Trinity Episcopal Church used to sit on short concrete piers, about 4 feet above grade and 14 feet above sea level in Pass Christian, Miss. But when Hurricane Katrina devastated the Gulf Coast in August 2005, the 26-foot-deep storm surge left Trinity under more than 12 feet of water — enough to wash away the walls and another two buildings on church grounds, and enough to destroy the middle school across the street. Somehow, the building’s floor system, laminated arch framework, and roof survived virtually intact.
After the storm, an engineer who checked out the building feared that the frame had been too badly racked to be repaired, and he recommended that the church be demolished. But members of the church’s building committee weren’t so sure and asked my company to take a closer look.
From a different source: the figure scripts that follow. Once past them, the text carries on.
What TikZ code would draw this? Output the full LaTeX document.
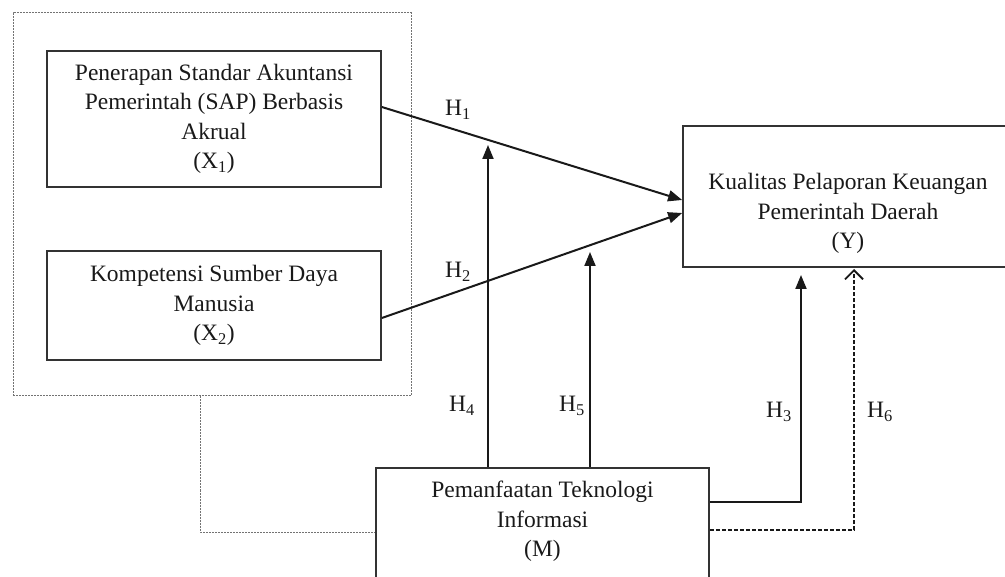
\documentclass[tikz,border=0pt]{standalone}
\usepackage{fontspec}
\setmainfont{Liberation Serif}
\usetikzlibrary{arrows.meta}
\begin{document}
\begin{tikzpicture}[x=1pt,y=-1pt,
  varbox/.style={draw=black!80, line width=1.7pt, align=center, font=\fontsize{23.5}{29.5}\selectfont, text=black!90, inner sep=4pt},
  grpbox/.style={draw=black!55, line width=1pt, dash pattern=on 2pt off 1pt, inner sep=0pt},
  link/.style={draw=black!90, line width=2pt, -{Triangle[length=14pt,width=11pt]}},
  linkdash/.style={draw=black!90, line width=1.8pt, dash pattern=on 4pt off 2pt, -{Straight Barb[length=9pt,width=18pt]}},
  guide/.style={draw=black!55, line width=1pt, dash pattern=on 2pt off 1pt},
  hlabel/.style={font=\fontsize{23.5}{28}\selectfont, text=black!90, inner sep=0pt}
]
\useasboundingbox (0,0) rectangle (1005,577);
\clip (0,0) rectangle (1005,577);

\node[grpbox, minimum width=398pt, minimum height=383pt] (grp) at (212,204.5) {};
\node[varbox, minimum width=334pt, minimum height=136pt] (X1) at (214,119)
  {Penerapan Standar Akuntansi\\Pemerintah (SAP) Berbasis\\Akrual\\(X\textsubscript{1})};
\node[varbox, minimum width=334pt, minimum height=109pt] (X2) at (214,305.5)
  {Kompetensi Sumber Daya\\Manusia\\(X\textsubscript{2})};
\node[varbox, minimum width=330pt, minimum height=141pt] (Y) at (848,196.5)
  {\strut\\Kualitas Pelaporan Keuangan\\Pemerintah Daerah\\(Y)};
\node[varbox, anchor=north, minimum width=333pt, inner ysep=0pt, text height=89pt, text depth=60pt] (M) at (542.5,467)
  {Pemanfaatan Teknologi\\Informasi\\(M)};

\draw[link] ([yshift=12pt]X1.east) -- ([yshift=-3.5pt]Y.west);
\draw[link] ([yshift=-12.5pt]X2.east) -- ([yshift=-16.5pt]Y.west);

\coordinate (h4top) at (488,145);
\draw[link] (M.north -| h4top) -- (h4top);
\coordinate (h5top) at (590,252);
\draw[link] (M.north -| h5top) -- (h5top);

\coordinate (h3bend) at (801,502);
\coordinate (h3top) at (801,275);
\draw[link] (M.east |- h3bend) -- (h3bend) -- (h3top);

\coordinate (h6bend) at (854,530);
\coordinate (h6top) at (854,269);
\draw[linkdash] (M.east |- h6bend) -- (h6bend) -- (h6top);

\coordinate (gbend) at (200.5,532);
\draw[guide] (grp.south -| gbend) -- (gbend) -- (gbend -| M.west);

\node[hlabel] (lh1) at (458,110) {H\textsubscript{1}};
\node[hlabel] (lh2) at (458,272) {H\textsubscript{2}};
\node[hlabel] (lh4) at (462,406) {H\textsubscript{4}};
\node[hlabel] (lh5) at (572,406) {H\textsubscript{5}};
\node[hlabel] (lh3) at (779,412) {H\textsubscript{3}};
\node[hlabel] (lh6) at (880,412) {H\textsubscript{6}};
\end{tikzpicture}
\end{document}
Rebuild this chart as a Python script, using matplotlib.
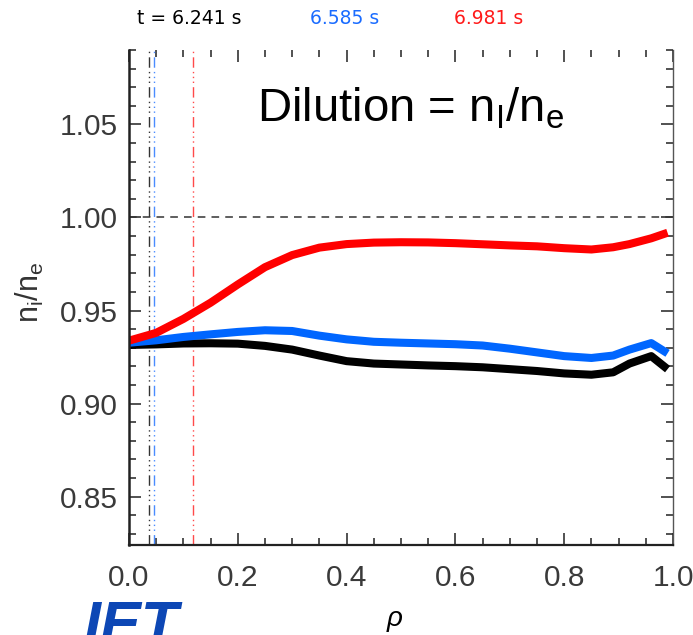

It was true that all but one of the arches were out of plumb, but my laser measurements showed they were off by different distances — from 1/2 inch to 1-1/4 inches in 16 feet — and in different directions. After inspecting the timbers and the connections, we concluded that the frame had already been out of plumb after being rebuilt following Hurricane Camille in 1969, but that it was still structurally sound.
The congregation wanted to salvage as much of the church as possible, and the decision was made to rebuild again around the existing arch frame. To make the church more hurricane-resistant and to qualify for LEED certification, project architect Leah McBride specified SIPs for the walls and roof. And to meet local codes and FEMA’s new base-flood elevation (BFE) recommendations — and thereby qualify for significantly lower insurance rates — we would raise the church another 10 feet above its former elevation, to 14 feet above ground level. That would put the finish floor of the new church about a foot above the area’s new 23-foot BFE. My company was hired to be the general contractor for the project.
Lifting the Building
Before lifting the building, we used plywood gussets to repair a number of floor joists; they had cracked lengthwise where they’d been improperly notched to fit the steel brackets tying the floor system to the original foundation. We also replaced some termite-damaged lumber, then resheathed the entire floor with 3/4-inch Edge Gold T&G panels (888/453-8358, ilevel.com).
Raising a 3,000-square-foot, 66-ton building more than 10 feet was a terrifying prospect, but I was reassured when I learned that the lifting contractor — Davie Shoring of New Orleans — had 150 other buildings in the air at the same time. It took the shoring crew only a couple of days to place the two 100-foot-long main steel I-beams and ten 30-foot-long cross beams, install cribbing for the hydraulic jacks, and break the building loose from the old foundation (see slideshow).
The actual lift took about 11 hours, spread out over the course of two days in May 2009. The 10 jacks were connected to a diesel-powered hydraulic pump, which raised them simultaneously at a rate of 10 seconds per 6-inch lift. Then the crew would take about an hour to install more cribbing, lower the building onto the new cribbing, reposition the jacks, and repeat the process. By the time the building reached its final position, movement over its 100-foot length was less than 3/8 inch, a virtually flat lift.